Data records:
☆ ☆ ☆
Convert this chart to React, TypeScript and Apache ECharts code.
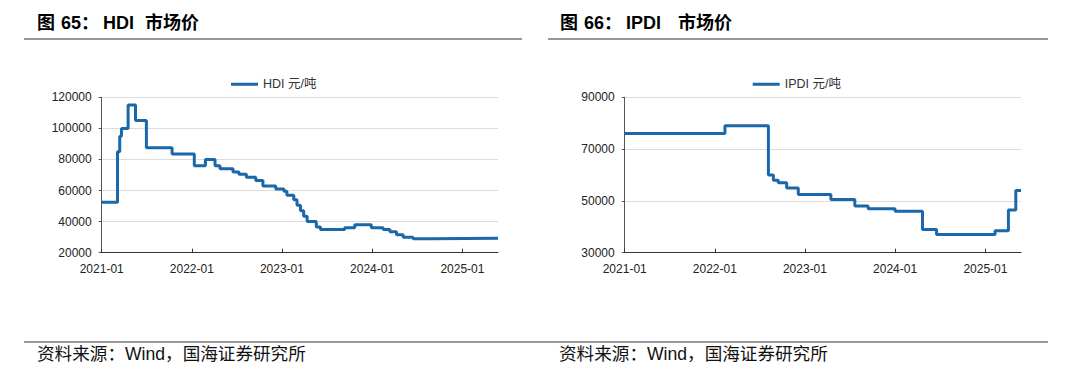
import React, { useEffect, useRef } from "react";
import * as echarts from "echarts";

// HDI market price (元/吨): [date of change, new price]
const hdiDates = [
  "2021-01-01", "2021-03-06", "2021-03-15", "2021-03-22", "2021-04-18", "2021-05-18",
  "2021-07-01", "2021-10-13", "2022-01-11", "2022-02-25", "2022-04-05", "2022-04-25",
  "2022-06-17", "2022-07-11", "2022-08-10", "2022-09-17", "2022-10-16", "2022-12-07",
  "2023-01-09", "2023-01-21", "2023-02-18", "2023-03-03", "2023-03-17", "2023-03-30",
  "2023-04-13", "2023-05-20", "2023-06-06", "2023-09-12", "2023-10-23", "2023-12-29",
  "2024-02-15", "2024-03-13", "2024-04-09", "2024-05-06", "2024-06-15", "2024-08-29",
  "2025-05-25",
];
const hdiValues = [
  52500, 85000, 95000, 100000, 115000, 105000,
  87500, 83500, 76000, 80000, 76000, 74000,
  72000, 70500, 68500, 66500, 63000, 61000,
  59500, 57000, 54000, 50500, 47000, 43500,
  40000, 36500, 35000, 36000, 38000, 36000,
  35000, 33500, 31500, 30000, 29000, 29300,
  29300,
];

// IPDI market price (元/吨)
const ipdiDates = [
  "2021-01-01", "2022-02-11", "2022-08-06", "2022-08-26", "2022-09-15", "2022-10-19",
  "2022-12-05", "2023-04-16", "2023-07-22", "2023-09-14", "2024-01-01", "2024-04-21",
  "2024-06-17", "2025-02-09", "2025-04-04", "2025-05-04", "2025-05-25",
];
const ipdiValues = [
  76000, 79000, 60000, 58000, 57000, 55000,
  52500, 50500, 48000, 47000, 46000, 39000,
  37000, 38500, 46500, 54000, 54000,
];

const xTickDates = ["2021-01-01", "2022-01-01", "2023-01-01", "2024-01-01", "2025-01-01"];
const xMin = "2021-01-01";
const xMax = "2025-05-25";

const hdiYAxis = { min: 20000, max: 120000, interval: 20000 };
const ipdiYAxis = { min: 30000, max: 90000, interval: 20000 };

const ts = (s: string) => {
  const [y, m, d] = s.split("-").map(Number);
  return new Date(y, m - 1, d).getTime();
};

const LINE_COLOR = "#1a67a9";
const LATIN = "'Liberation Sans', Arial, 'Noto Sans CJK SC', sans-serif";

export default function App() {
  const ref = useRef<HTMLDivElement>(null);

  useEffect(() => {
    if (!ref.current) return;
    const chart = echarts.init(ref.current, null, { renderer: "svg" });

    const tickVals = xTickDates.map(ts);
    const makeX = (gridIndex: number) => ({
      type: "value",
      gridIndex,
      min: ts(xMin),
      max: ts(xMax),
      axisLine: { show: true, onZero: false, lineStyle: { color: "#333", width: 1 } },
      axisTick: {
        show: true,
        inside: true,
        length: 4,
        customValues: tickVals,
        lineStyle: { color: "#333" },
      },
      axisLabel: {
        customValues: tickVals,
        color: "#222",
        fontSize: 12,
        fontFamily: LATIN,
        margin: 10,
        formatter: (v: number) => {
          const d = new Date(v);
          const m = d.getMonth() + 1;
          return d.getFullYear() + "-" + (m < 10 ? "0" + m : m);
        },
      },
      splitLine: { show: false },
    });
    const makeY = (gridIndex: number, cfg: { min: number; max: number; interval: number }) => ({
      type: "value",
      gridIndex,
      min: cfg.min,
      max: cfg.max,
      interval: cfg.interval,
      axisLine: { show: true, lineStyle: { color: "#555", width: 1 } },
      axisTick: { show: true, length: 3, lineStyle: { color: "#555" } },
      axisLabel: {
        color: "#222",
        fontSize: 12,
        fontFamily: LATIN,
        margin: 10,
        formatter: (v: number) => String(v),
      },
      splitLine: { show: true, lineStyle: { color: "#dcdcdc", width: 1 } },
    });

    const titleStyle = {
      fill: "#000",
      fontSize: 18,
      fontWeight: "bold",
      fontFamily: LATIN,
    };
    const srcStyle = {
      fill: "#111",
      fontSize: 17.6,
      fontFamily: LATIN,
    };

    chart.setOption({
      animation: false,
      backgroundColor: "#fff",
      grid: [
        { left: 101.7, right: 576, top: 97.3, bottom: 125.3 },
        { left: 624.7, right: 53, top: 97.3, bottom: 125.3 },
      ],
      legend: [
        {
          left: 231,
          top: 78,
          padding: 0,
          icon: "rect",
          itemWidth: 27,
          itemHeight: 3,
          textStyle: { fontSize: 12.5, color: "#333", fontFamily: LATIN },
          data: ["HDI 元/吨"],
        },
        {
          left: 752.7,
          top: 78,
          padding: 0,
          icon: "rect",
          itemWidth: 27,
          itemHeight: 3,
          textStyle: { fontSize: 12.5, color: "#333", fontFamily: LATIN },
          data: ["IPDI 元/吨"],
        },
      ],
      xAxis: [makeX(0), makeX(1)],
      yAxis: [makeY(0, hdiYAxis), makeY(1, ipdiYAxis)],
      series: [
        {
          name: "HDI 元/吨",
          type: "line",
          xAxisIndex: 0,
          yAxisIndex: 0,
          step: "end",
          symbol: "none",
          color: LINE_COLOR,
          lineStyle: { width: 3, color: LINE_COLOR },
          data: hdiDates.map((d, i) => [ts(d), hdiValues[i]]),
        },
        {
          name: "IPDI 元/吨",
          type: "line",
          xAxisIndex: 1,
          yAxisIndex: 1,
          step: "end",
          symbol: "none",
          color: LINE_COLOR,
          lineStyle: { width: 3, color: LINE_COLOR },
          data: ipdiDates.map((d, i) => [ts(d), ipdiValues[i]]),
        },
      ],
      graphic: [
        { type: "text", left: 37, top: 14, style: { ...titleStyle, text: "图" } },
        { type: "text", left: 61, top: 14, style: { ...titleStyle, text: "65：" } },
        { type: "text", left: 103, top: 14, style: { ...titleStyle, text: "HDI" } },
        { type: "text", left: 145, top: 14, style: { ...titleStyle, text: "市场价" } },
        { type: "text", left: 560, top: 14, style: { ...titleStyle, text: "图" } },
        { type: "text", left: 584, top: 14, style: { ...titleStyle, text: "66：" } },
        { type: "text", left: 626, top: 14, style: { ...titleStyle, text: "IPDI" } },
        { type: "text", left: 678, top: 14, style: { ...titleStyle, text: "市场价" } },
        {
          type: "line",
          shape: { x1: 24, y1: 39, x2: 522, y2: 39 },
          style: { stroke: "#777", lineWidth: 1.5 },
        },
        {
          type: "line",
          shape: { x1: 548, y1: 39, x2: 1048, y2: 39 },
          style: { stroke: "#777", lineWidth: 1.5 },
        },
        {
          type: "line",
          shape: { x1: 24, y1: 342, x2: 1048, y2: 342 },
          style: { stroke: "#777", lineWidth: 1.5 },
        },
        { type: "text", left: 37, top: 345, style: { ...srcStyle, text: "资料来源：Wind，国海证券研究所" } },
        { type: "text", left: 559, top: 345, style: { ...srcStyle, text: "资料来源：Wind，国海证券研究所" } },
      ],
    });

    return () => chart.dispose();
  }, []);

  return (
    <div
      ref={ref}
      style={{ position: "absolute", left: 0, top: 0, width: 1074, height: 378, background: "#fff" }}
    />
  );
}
☆ ☆ ☆
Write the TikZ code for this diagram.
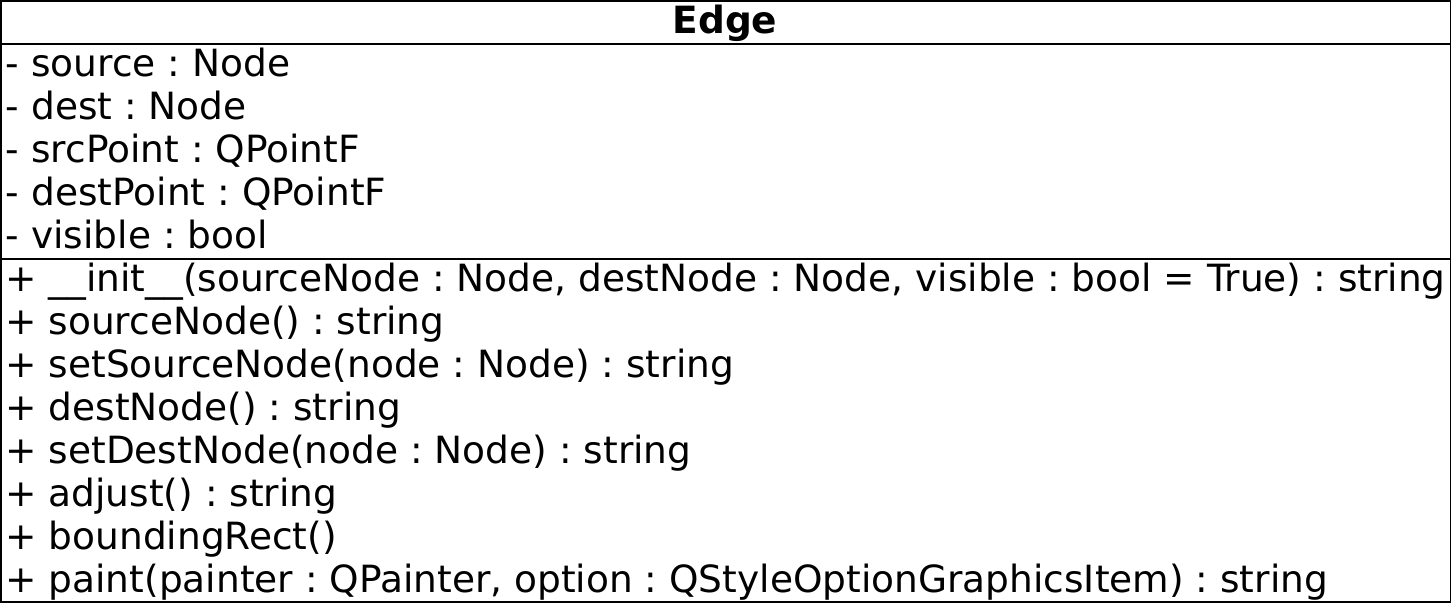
☆ ☆ ☆
Your answer should be a single number: the count of lines in the listing that contain the word "code".

Answer to the problem:
2